## Requirements
Reproduce precisely the lines between the start of the data below and the line with "pcwp_shiv = [2, 2, 3, 4, 4]", both included.

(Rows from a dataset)
------------------------------------------------------------------------

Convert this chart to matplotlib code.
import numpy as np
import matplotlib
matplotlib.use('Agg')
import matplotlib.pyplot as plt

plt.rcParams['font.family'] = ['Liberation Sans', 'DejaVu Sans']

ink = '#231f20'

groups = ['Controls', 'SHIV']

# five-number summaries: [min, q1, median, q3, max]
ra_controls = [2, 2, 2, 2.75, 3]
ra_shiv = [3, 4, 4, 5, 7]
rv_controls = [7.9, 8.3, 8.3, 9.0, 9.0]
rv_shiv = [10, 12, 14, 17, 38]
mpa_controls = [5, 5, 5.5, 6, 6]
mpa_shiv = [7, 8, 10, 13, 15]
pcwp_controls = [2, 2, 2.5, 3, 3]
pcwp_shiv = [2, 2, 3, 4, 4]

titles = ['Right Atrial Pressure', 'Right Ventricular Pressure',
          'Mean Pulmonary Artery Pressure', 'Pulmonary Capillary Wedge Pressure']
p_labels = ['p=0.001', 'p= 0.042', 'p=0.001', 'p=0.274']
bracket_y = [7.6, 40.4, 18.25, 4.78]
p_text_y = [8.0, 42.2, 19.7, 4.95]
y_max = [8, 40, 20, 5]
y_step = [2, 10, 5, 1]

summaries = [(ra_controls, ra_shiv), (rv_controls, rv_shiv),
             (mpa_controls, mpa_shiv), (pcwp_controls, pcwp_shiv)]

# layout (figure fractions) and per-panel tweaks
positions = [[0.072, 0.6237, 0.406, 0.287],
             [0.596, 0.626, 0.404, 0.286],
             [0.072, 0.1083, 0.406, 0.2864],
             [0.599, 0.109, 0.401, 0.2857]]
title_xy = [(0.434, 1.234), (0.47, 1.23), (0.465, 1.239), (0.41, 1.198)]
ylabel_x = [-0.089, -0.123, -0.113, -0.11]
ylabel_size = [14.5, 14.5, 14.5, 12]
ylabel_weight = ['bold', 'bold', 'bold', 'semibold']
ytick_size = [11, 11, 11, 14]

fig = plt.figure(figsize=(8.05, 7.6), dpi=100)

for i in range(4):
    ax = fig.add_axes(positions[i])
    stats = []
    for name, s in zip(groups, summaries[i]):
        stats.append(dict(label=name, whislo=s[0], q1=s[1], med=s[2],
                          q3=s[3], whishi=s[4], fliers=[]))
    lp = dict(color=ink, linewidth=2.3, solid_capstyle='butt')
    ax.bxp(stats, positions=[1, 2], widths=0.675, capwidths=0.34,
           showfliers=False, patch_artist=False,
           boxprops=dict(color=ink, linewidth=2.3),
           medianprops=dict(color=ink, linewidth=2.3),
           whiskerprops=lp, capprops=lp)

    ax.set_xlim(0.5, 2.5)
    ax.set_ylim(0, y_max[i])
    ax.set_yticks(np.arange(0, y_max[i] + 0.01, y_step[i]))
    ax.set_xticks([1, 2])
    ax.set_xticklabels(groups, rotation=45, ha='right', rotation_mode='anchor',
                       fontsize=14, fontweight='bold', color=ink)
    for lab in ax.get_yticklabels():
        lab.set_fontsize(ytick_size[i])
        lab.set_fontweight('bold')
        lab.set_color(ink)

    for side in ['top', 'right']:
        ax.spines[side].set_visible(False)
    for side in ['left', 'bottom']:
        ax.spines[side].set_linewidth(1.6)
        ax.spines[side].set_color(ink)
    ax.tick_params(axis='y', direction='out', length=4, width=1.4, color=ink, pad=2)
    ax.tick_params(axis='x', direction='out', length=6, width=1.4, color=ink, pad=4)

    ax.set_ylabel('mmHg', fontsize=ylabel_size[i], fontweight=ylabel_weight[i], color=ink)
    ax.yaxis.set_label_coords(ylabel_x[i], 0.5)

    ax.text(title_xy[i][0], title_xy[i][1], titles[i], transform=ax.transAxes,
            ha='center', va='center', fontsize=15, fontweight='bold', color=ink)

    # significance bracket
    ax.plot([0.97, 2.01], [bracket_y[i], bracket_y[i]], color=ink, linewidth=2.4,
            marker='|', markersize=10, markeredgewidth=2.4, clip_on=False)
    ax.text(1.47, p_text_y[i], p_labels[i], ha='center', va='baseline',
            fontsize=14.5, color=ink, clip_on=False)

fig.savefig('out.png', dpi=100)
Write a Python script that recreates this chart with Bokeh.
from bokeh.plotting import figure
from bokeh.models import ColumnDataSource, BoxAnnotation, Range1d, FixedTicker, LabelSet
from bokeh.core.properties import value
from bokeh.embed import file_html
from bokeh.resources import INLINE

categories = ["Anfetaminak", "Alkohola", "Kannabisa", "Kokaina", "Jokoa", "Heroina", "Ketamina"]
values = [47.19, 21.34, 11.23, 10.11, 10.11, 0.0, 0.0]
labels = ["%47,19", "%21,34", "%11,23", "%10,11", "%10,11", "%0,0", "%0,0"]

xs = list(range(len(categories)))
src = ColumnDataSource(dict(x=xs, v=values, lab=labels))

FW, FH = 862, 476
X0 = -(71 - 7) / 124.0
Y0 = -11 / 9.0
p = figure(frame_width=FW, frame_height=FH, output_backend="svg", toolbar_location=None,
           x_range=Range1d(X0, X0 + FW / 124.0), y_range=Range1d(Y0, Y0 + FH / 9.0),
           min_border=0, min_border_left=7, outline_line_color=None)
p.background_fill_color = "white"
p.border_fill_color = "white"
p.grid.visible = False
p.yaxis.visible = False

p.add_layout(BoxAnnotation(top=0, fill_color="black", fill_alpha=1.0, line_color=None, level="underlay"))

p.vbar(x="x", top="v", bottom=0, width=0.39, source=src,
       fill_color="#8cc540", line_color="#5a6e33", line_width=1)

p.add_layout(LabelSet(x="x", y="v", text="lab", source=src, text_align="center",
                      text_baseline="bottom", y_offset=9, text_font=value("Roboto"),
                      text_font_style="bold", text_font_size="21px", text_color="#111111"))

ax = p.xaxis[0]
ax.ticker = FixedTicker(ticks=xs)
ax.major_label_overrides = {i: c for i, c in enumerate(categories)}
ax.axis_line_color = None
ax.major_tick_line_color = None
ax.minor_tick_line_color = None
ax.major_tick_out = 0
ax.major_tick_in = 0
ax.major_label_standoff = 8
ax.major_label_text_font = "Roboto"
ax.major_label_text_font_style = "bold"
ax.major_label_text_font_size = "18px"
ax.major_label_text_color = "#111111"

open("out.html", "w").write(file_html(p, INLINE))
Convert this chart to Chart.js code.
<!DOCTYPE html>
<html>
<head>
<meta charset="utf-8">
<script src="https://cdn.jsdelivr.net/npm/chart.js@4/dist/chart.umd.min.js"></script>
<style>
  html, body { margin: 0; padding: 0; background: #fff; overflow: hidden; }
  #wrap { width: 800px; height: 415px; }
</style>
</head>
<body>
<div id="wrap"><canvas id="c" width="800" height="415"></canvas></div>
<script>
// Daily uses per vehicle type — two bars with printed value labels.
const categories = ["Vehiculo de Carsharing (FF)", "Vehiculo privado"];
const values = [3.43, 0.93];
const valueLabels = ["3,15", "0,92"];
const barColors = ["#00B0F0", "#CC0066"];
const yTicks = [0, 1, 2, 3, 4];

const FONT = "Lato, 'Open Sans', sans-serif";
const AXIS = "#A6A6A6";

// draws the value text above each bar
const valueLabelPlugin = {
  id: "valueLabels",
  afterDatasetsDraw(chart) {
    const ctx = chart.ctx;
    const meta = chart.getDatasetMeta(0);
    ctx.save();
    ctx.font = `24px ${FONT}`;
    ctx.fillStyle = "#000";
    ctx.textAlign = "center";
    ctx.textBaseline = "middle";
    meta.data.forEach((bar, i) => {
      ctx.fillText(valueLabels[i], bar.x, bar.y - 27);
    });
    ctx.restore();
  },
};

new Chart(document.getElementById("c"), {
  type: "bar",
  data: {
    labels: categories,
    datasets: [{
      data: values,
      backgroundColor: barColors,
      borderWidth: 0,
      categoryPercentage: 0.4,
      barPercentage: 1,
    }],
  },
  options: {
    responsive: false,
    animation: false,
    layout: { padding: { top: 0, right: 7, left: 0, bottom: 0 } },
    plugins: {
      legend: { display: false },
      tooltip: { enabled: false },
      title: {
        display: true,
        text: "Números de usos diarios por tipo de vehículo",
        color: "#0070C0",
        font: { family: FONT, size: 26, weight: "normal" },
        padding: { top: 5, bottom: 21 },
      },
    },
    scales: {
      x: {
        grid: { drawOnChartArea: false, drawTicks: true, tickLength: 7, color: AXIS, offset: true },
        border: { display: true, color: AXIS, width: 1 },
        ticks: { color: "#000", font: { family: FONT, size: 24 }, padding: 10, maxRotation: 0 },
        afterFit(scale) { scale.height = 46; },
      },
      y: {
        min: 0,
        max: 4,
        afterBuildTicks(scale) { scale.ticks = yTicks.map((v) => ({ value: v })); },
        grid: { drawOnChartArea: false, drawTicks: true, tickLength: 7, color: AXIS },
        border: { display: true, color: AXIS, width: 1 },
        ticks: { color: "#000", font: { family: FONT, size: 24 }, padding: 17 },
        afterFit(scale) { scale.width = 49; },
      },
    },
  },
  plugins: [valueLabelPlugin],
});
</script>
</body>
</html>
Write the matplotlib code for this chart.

------------------------------------------------------------------------

## Exercise output
Convert this chart to matplotlib code.
import numpy as np
import matplotlib
matplotlib.use('Agg')
import matplotlib.pyplot as plt

plt.rcParams['font.family'] = ['Liberation Sans', 'DejaVu Sans']

ink = '#231f20'

groups = ['Controls', 'SHIV']

# five-number summaries: [min, q1, median, q3, max]
ra_controls = [2, 2, 2, 2.75, 3]
ra_shiv = [3, 4, 4, 5, 7]
rv_controls = [7.9, 8.3, 8.3, 9.0, 9.0]
rv_shiv = [10, 12, 14, 17, 38]
mpa_controls = [5, 5, 5.5, 6, 6]
mpa_shiv = [7, 8, 10, 13, 15]
pcwp_controls = [2, 2, 2.5, 3, 3]
pcwp_shiv = [2, 2, 3, 4, 4]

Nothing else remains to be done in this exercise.